The readerless access idea is simple: Let’s turn the roles around and use the smartphone for the communication with the system! Once the phone takes over the communication role, the smartphone location can also be communicated to the system. No need for readers, right?

Let’s not get carried away too quickly. Let’s take a closer look at what the possible obstacles might be, and if there is any workaround:


In order to communicate with the system, the phone needs to be online. And they normally are, aren’t they? So far so good.

But there is more. In order to validate the credentials and open the door, the PAC system itself needs to be online. Offline controllers won’t do. Do we have a show stopper here?

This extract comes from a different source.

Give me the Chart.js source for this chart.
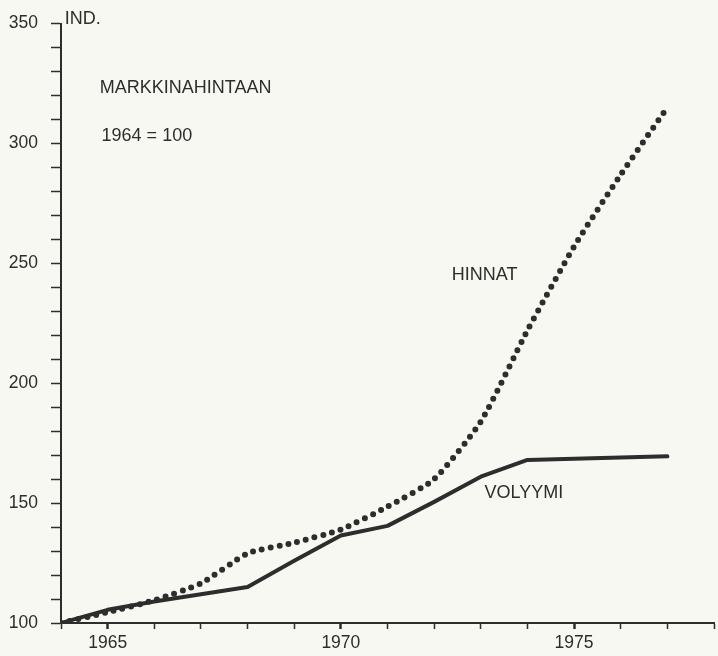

Not really. Fortunately, there is a strong trend towards fully online PAC systems. Online credential validation is becoming the new norm. Traditionally, the vast majority of PAC systems were based on offline controller based validation, with periodic credential synchronisation. More recently, the offline capability is becoming more of an emergency backup solution in case of a communication failure. So we dare to say that these days controllers are normally online. Check!


It could be argued that smartphone location is not accurate enough to distinguish between individual doors in a building. Especially in buildings with many floors and densely packed doors.

Luckily, even in this worst case scenario there is light. A normal user would have access rights for a handfull of doors at the same location, not for all doors. If the location is not accurate enough to distinguish between these few doors, there is a simple workaround – the user can select the right door from a short list. Remember, we are using the smartphone app now!

Let’s stick a bit more to the worst case. What about heavy users, such as janitors or security officers? They could have a much longer list of doors to choose from, no doubt. Even if there was nothing we could do about it, we could accept the long list handling as a reasonable trade-off for such special users. However, we can do something about it. Actually, it’s been already done.

The good news is that smartphone location is becoming increasingly precise through exploiting various microlocation techniques, such as sophisticated Wi-Fi and Bluetooth detection. The location technology does not use just GPS, and it is not limited to outdoors, as some still believe. The use of Wi-Fi and Bluetooth is providing increasingly accurate location, also indoors, sometimes even better than outdoors.

So the likelihood of having to choose from a long list of doors is actually quite small. In many cases, we can expect the location to be spot-on, all we have to do is press the button “Open”. Check!


With both communication and location challenges checked off, what does all this mean for good old badge readers? Are they going to become obsolete? Well, probably, sooner or later, yes!

Shocking as it is, especially for the reader and card industry, it will not happen overnight. The good news for the reader industry is that there is a huge installed base of readers and badges which work well and will work well for many years to come. Readers are reasonably secure, they work also offline (most of them), they are fast and reliable, and some of the latest models will even work with smartphones instead of badges.

So we won’t be seeing many readers being thrown away quite soon. What we will be seeing is readerless access becoming increasingly interesting supplement and eventually an important alternative to readers. Ultimately, cards and card readers will meet their fate, just like fax machines did. Nobody really uses them any more, but they can be still found in many offices, just in case.